In talking with some of the asset owners who have been long time supporters of Achilles and have required Achilles testing as part of their procurement process, it was interesting to hear that they would require Level 1 certification for most installations and perhaps Level 2 certification for their more critical installations.
Publishing and Publicizing Achilles Certifications
A list of Controllers passing the various Achilles Certifications Levels and + control protocols will be published on the Wurldtech site. The vendor, model, and firmware version tested will be included on the site. A MD5 hash of any modified configuration file required to achieve certification will also be included on the site. An example of the level of detail of the certification information that will be made public is shown in the screen shot below.
Results will be published only for Controllers that have passed the Achilles Certification test. Failed test results will remain strictly between Wurldtech and the vendor or entity that submitted the Controller for testing.
An awareness and recognition program is being developed so asset owners, vendors and others in the community will understand what Achilles Certification means and what controllers have achieved Achilles Certification.
Early Feedback and Questions For You
We had a great opportunity to get some feedback on the Achilles Certification Program at PCSF. Here are a couple of points:
How to handle the situation where a protocol is not present or disabled?
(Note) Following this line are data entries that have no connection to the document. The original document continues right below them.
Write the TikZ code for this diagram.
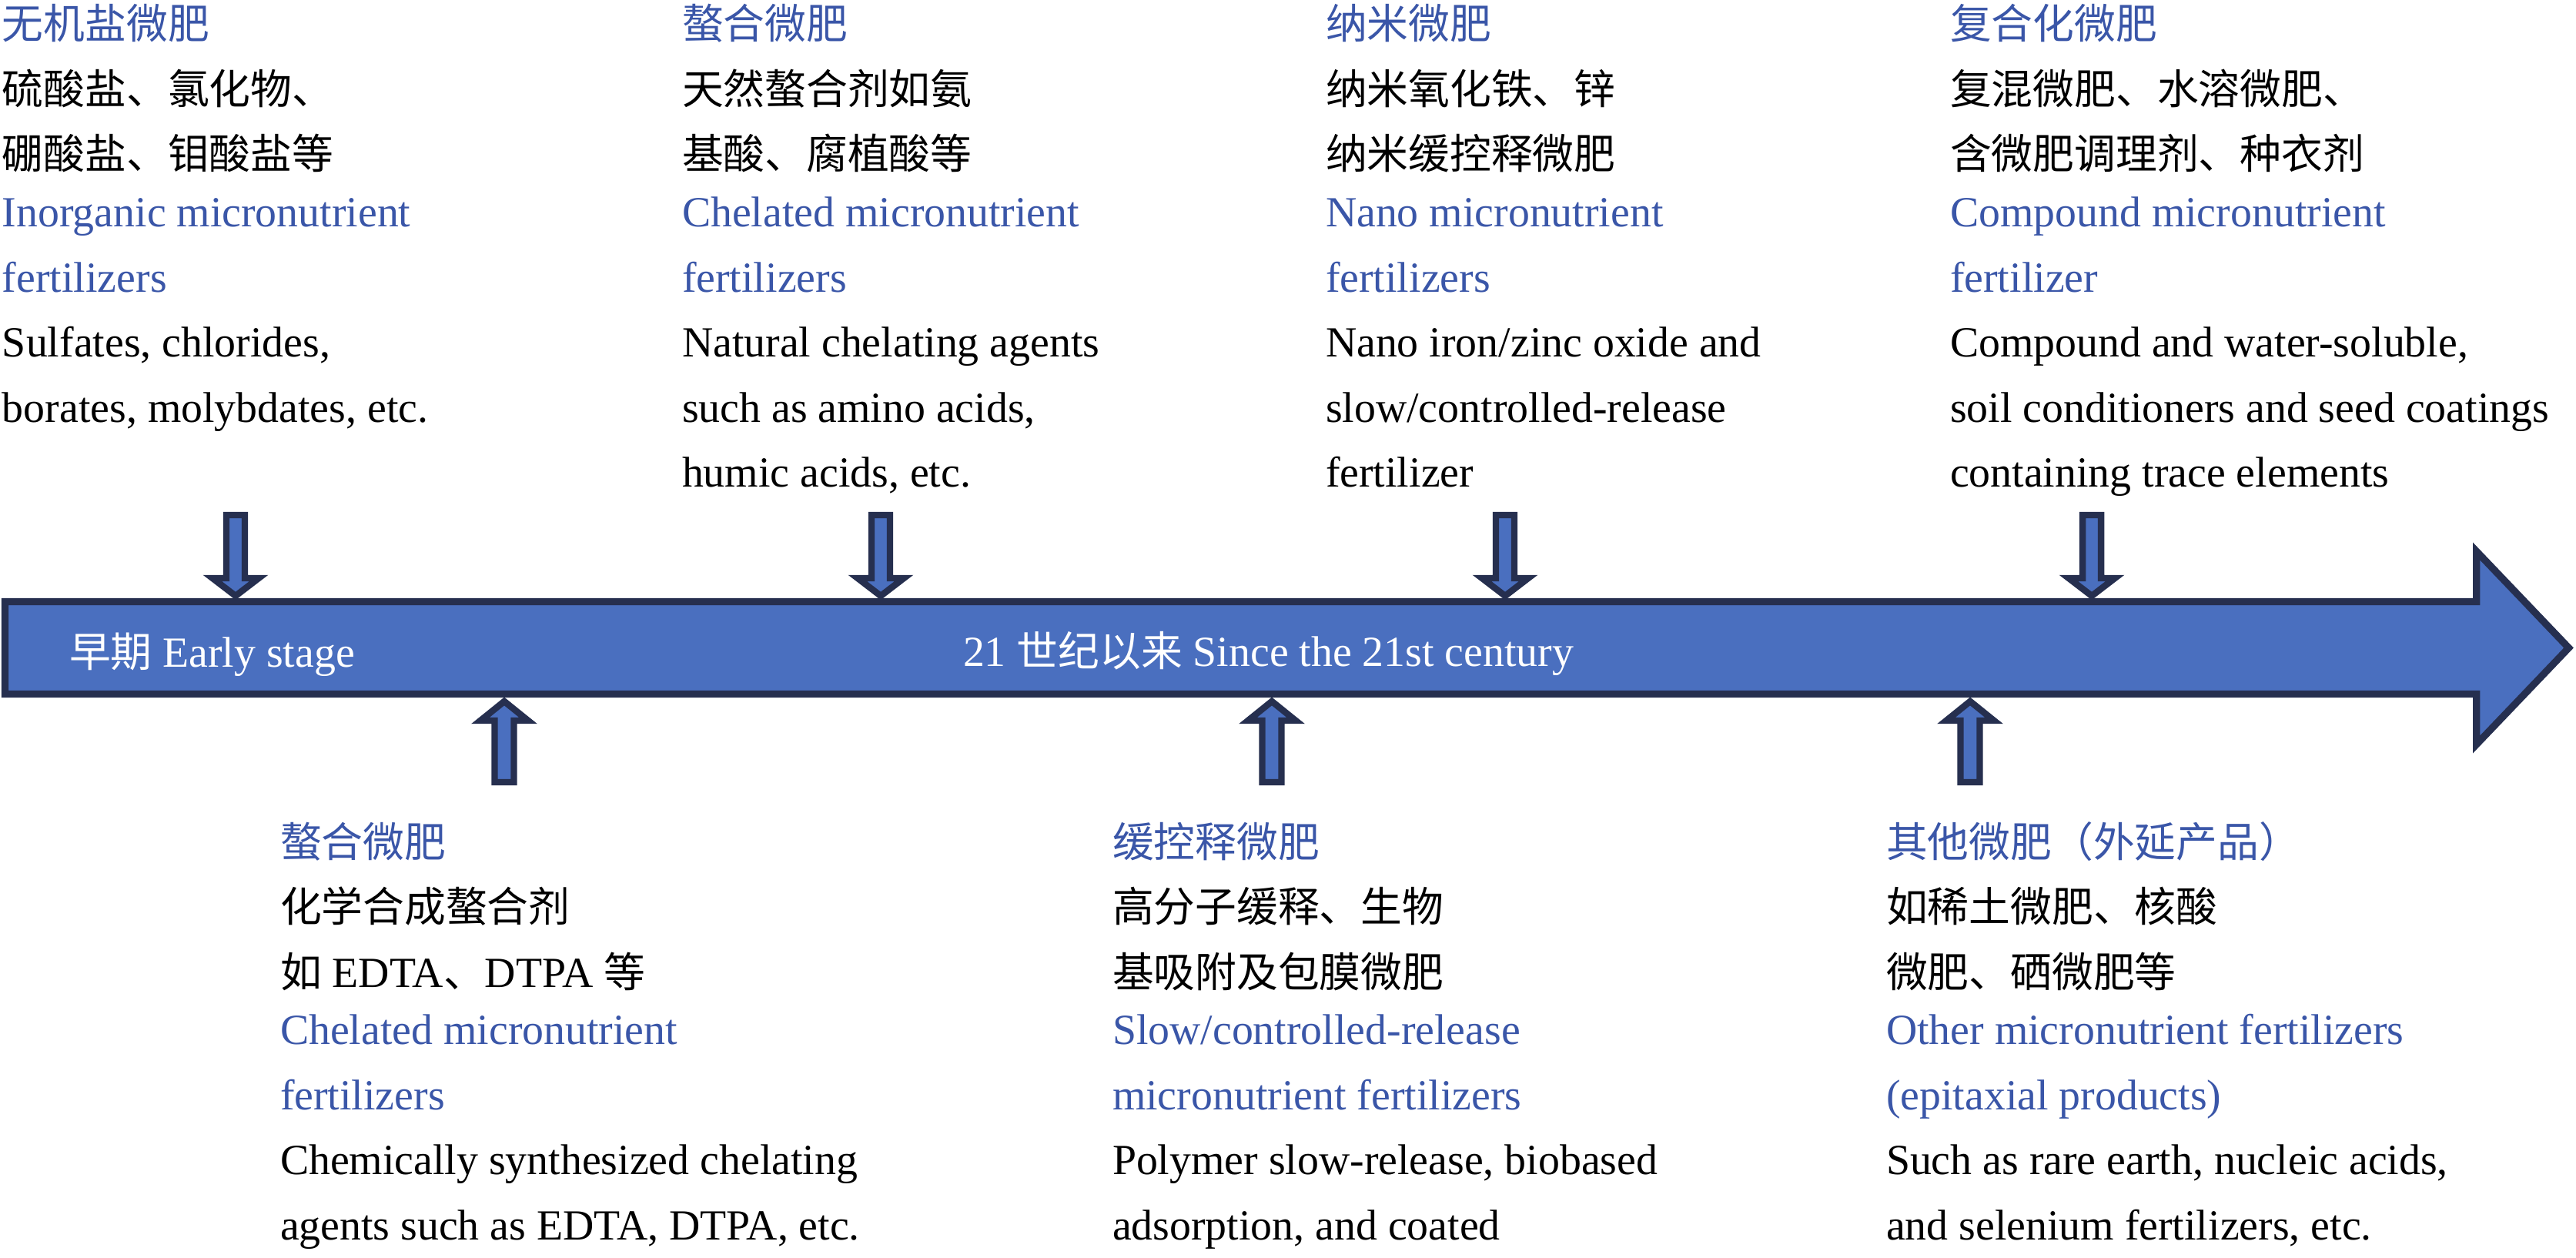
\documentclass[tikz,border=0pt]{standalone}
\usepackage{fontspec}
\setmainfont{Liberation Serif}
\newfontfamily\cjk{Noto Sans CJK SC}[Scale=0.964]
\newcommand\zhs[1]{{\cjk #1}}
\definecolor{hb}{RGB}{58,86,168}
\definecolor{arrfill}{RGB}{74,111,191}
\definecolor{arrdraw}{RGB}{38,47,79}
\tikzset{
  blk/.style={anchor=base west, inner sep=0pt, outer sep=0pt,
    font=\fontsize{13.95pt}{21.125pt}\selectfont},
  bartext/.style={anchor=base west, inner sep=0pt, outer sep=0pt, text=white,
    font=\fontsize{13.95pt}{21.125pt}\selectfont},
  mainarr/.style={fill=arrfill, draw=arrdraw, line width=2.3pt, line join=miter},
  sarr/.style={fill=arrfill, draw=arrdraw, line width=2.1pt, line join=miter}
}
\newcommand\mydnarr[1]{%
  \draw[sarr] (#1-12,669) -- (#1+12,669) -- (#1+12,751) -- (#1+30,751) -- (#1,774)
    -- (#1-30,751) -- (#1-12,751) -- cycle;}
\newcommand\myuparr[1]{%
  \draw[sarr] (#1-12.5,1016) -- (#1+12.5,1016) -- (#1+12.5,936) -- (#1+31,936) -- (#1,911)
    -- (#1-31,936) -- (#1-12.5,936) -- cycle;}
\newcommand\blocktext[1]{\parbox[t]{240pt}{\raggedright #1}}
\begin{document}
\begin{tikzpicture}[x=0.25pt,y=-0.25pt]
\useasboundingbox (0,0) rectangle (3346,1634);
% main timeline arrow
\draw[mainarr] (6.6,781.6) -- (3216.6,781.6) -- (3216.6,716) -- (3336.5,841.5)
  -- (3216.6,967) -- (3216.6,901.4) -- (6.6,901.4) -- cycle;
\node[bartext] (early) at (90,866) {\zhs{早期} Early stage};
\node[bartext] (since) at (1251,865) {21 \zhs{世纪以来} Since the 21st century};
% small arrows
\mydnarr{306}
\mydnarr{1144}
\mydnarr{1955}
\mydnarr{2717}
\myuparr{655}
\myuparr{1652}
\myuparr{2559}
% top blocks
\node[blk] (A) at (3,51) {\blocktext{%
\textcolor{hb}{\zhs{无机盐微肥}}\\
\zhs{硫酸盐、氯化物、}\\
\zhs{硼酸盐、钼酸盐等}\\[-2.4pt]
\textcolor{hb}{Inorganic micronutrient}\\
\textcolor{hb}{fertilizers}\\
Sulfates, chlorides,\\
borates, molybdates, etc.}};
\node[blk] (B) at (886,51) {\blocktext{%
\textcolor{hb}{\zhs{螯合微肥}}\\
\zhs{天然螯合剂如氨}\\
\zhs{基酸、腐植酸等}\\[-2.4pt]
\textcolor{hb}{Chelated micronutrient}\\
\textcolor{hb}{fertilizers}\\
Natural chelating agents\\
such as amino acids,\\
humic acids, etc.}};
\node[blk] (C) at (1722,51) {\blocktext{%
\textcolor{hb}{\zhs{纳米微肥}}\\
\zhs{纳米氧化铁、锌}\\
\zhs{纳米缓控释微肥}\\[-2.4pt]
\textcolor{hb}{Nano micronutrient}\\
\textcolor{hb}{fertilizers}\\
Nano iron/zinc oxide and\\
slow/controlled-release\\
fertilizer}};
\node[blk] (D) at (2533,51) {\blocktext{%
\textcolor{hb}{\zhs{复合化微肥}}\\
\zhs{复混微肥、水溶微肥、}\\
\zhs{含微肥调理剂、种衣剂}\\[-2.4pt]
\textcolor{hb}{Compound micronutrient}\\
\textcolor{hb}{fertilizer}\\
Compound and water-soluble,\\
soil conditioners and seed coatings\\
containing trace elements}};
% bottom blocks
\node[blk] (E) at (364,1113) {\blocktext{%
\textcolor{hb}{\zhs{螯合微肥}}\\
\zhs{化学合成螯合剂}\\
\zhs{如} EDTA\zhs{、}DTPA \zhs{等}\\[-2.4pt]
\textcolor{hb}{Chelated micronutrient}\\
\textcolor{hb}{fertilizers}\\
Chemically synthesized chelating\\
agents such as EDTA, DTPA, etc.}};
\node[blk] (F) at (1445,1113) {\blocktext{%
\textcolor{hb}{\zhs{缓控释微肥}}\\
\zhs{高分子缓释、生物}\\
\zhs{基吸附及包膜微肥}\\[-2.4pt]
\textcolor{hb}{Slow/controlled-release}\\
\textcolor{hb}{micronutrient fertilizers}\\
Polymer slow-release, biobased\\
adsorption, and coated}};
\node[blk] (G) at (2450,1113) {\blocktext{%
\textcolor{hb}{\zhs{其他微肥（外延产品）}}\\
\zhs{如稀土微肥、核酸}\\
\zhs{微肥、硒微肥等}\\[-2.4pt]
\textcolor{hb}{Other micronutrient fertilizers}\\
\textcolor{hb}{(epitaxial products)}\\
Such as rare earth, nucleic acids,\\
and selenium fertilizers, etc.}};
\end{tikzpicture}
\end{document}
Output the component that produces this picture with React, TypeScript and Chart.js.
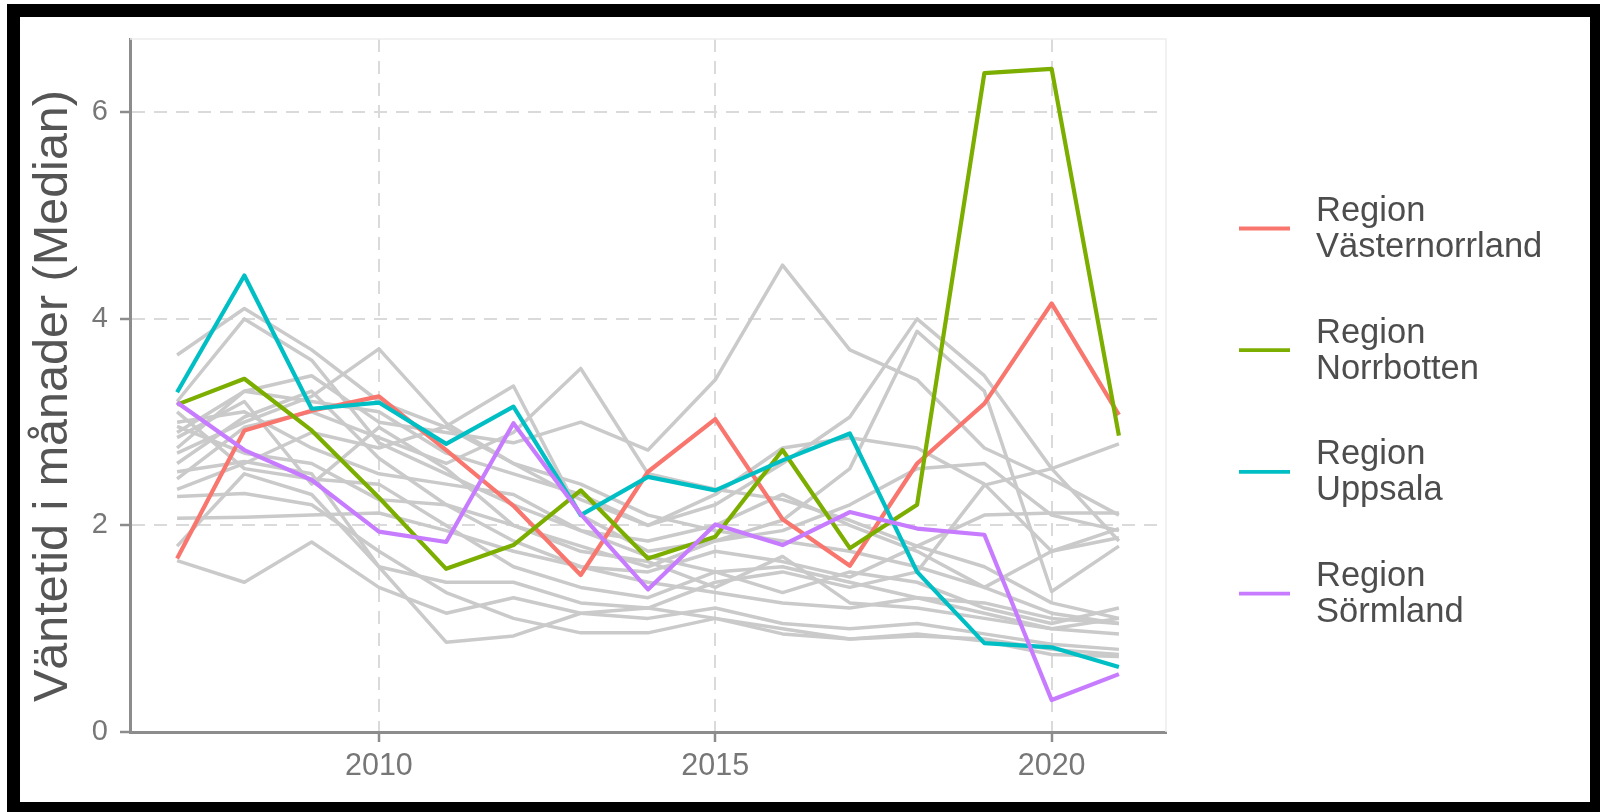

For example, some controllers may not support ARP which is in the Level 1 Certification. Our initial plan was to put a N/A with an explanation that N/A means the protocol was not present. The ARP tests still would be run, but there is no protocol to test.
A more interesting case is in the management protocols. As an example, let’s say a controller supported ftp, http and telnet. However the vendor decided their http implementation was weak or turned off by default. This is a case where N/A could be misleading. So we are looking to differentiate between protocol not present in the controller and protocol present in the controller but disabled in the test configuration.
Many of the asset owners requested that all protocols in the box be tested for certification, and this would be my recommendation to a vendor. In the end, it is the vendor’s decision on what is submitted for certification testing.
Possible Confusion with the + Control Protocol Certifications
A number of the attendees did not like the term Level 1 + Control Protocol such as Level 1 + Modbus TCP. They felt it might be misleading. A controller with Level 1 + Modbus/TCP and Vnet/IP (a proprietary protocol) would not necessarily be better than a controller certified as Level 1 + Modbus/TCP that did not support Vnet/IP.
From a pure linguistic viewpoint the + is accurate because it is Level 1 and additional tests. And we do want asset owners to look at the Achilles Certification and say we require Level 1 + the control protocols we use. That said, enough people have had the same comment so we are looking for alternative terms or presentation structure for the +.
Neither of the two issues above affect the testing. They affect the public presentation of the certification results, which is extremely important.
There are a number of areas we would like to get your feedback.
- Any suggestions on the two issues above.
- What protocols or other tests should be included in Level 2?
- Where should we focus the Achilles Certification awareness plan? What trade publications, industry or vendor events, etc.
- What would it take for you, as an asset owner, to include Achilles Certification in your next RFI or RFP?
You can comment on the blog for all to read or send comments directly to me at firstname.lastname@example.org.
The first Achilles Certified Controllers will be announced in May, and there will be controllers from multiple vendors in this first announcement.